RIABIŃSKI: ŚLEDZTWO POTRWA KILKA MIESIĘCY

Redakcja, tass.ru

2016-05-28

Andriej Riabiński, szef grupy Mir Boksa, twierdzi, że nieprędko wyjaśni się afera wokół Aleksandra Powietkina (30-1, 22 KO), w którego organizmie wykryto zwiększający wydolność środek meldonium.

Z tego powodu trzeba było odwołać walkę z Deontayem Wilderem (36-0, 35 KO), która miała się odbyć w ubiegłą sobotę w Moskwie. Badanie próbki B potwierdziło obecność niedozwolonej substancji, a jej stężenie było nawet nieco wyższe niż w przypadku próbki A - odpowiednio 72 i 70 nanogramów.

Wciąż nie wiadomo, jaka przyszłość czeka rosyjskiego boksera. - Myślę, że śledztwo zajmie kilka miesięcy - przyznał jego promotor.
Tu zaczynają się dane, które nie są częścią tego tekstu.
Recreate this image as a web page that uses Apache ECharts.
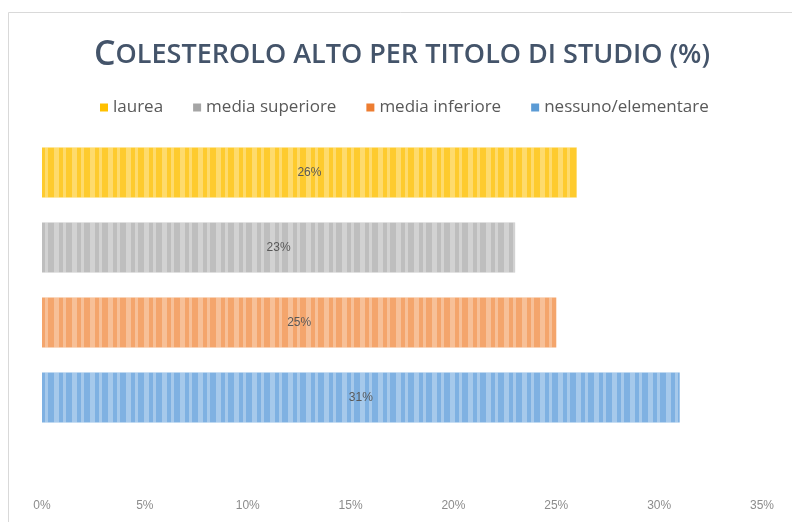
<!DOCTYPE html>
<html lang="it">
  <head>
    <meta charset="utf-8" />
    <title>Colesterolo alto per titolo di studio</title>
    <script src="https://cdn.jsdelivr.net/npm/echarts@6/dist/echarts.min.js"></script>
    <style>
      html, body { margin: 0; padding: 0; background: #fff; }
      #chart { width: 792px; height: 522px; }
    </style>
  </head>
  <body>
    <div id="chart"></div>
    <script type="text/javascript">
      // dati
      const categorie = ["laurea", "media superiore", "media inferiore", "nessuno/elementare"];
      const valori = [26, 23, 25, 31];
      const colori = ["#FFC000", "#A5A5A5", "#ED7D31", "#5B9BD5"];
      const coloriBarre = ["#FECB2E", "#BEBEBE", "#F4A56C", "#7FB1E2"];
      const tickLabels = ["0%", "5%", "10%", "15%", "20%", "25%", "30%", "35%"];

      const chart = echarts.init(document.getElementById("chart"));

      const series = categorie.map((nome, i) => {
        const data = categorie.map((c, j) => (j === i ? valori[i] : null));
        return {
          name: nome,
          type: "bar",
          stack: "tot",
          barWidth: 50,
          data: data,
          itemStyle: {
            color: coloriBarre[i],
            decal: {
              symbol: "rect",
              color: "rgba(255,255,255,0.3)",
              dashArrayX: [[5, 4, 3, 6]],
              dashArrayY: [1, 0],
              rotation: 0,
              symbolSize: 1,
            },
          },
          label: {
            show: true,
            position: "inside",
            formatter: "{c}%",
            color: "#595959",
            fontFamily: "Liberation Sans Narrow, Liberation Sans",
            fontSize: 12,
          },
        };
      });

      const opt = {
        animation: false,
        graphic: [
          {
            type: "rect",
            shape: { x: 8.5, y: 12.5, width: 800, height: 600 },
            style: { fill: "none", stroke: "#d9d9d9", lineWidth: 1 },
            silent: true,
          },
        ],
        title: {
          left: 397,
          textAlign: "center",
          top: 33,
          text: "{a|C}{b|OLESTEROLO ALTO PER TITOLO DI STUDIO (%)}",
          textStyle: {
            rich: {
              a: {
                fontFamily: "Open Sans",
                fontWeight: 600,
                fontSize: 34,
                color: "#44546A",
              },
              b: {
                fontFamily: "Open Sans",
                fontWeight: 600,
                fontSize: 27,
                color: "#44546A",
              },
            },
          },
        },
        legend: {
          top: 94,
          left: 95,
          itemWidth: 8,
          itemHeight: 8,
          itemGap: 30,
          icon: "rect",
          data: categorie.map((c, i) => ({ name: c, itemStyle: { color: colori[i], decal: "none" } })),
          textStyle: {
            color: "#595959",
            fontFamily: "Open Sans",
            fontSize: 17,
          },
        },
        grid: {
          left: 42,
          right: 30,
          top: 135,
          bottom: 87,
        },
        xAxis: {
          type: "value",
          min: 0,
          max: 35,
          interval: 5,
          axisLine: { show: false },
          axisTick: { show: false },
          splitLine: { show: false },
          axisLabel: {
            margin: 65,
            color: "#8c8c8c",
            fontFamily: "Liberation Sans Narrow, Liberation Sans",
            fontSize: 12,
            formatter: (v) => tickLabels[v / 5],
          },
        },
        yAxis: {
          type: "category",
          inverse: true,
          data: categorie,
          axisLine: { show: false },
          axisTick: { show: false },
          axisLabel: { show: false },
        },
        series: series,
      };
      chart.setOption(opt);
    </script>
  </body>
</html>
Sam zainteresowany zapewnił jednak w rozmowie z rosyjską agencją prasową TASS, że prędzej czy później będzie walczyć o pas WBC. Ponownie podkreślił, że meldonium zażył przed 1 stycznia br., kiedy środek ten był jeszcze legalny. - Wciąż nie wiemy, jak długo ta substancja zostaje w organizmie - oznajmił, po czym dodał: - Będziemy walczyć o ten pas.

Wilder tymczasem otrzymał od WBC pozwolenie na przystąpienie do pojedynku z innym rywalem. "Brązowy Bombardier" na ring wróci najprawdopodobniej w lipcu, być może z Chrisem Arreolą.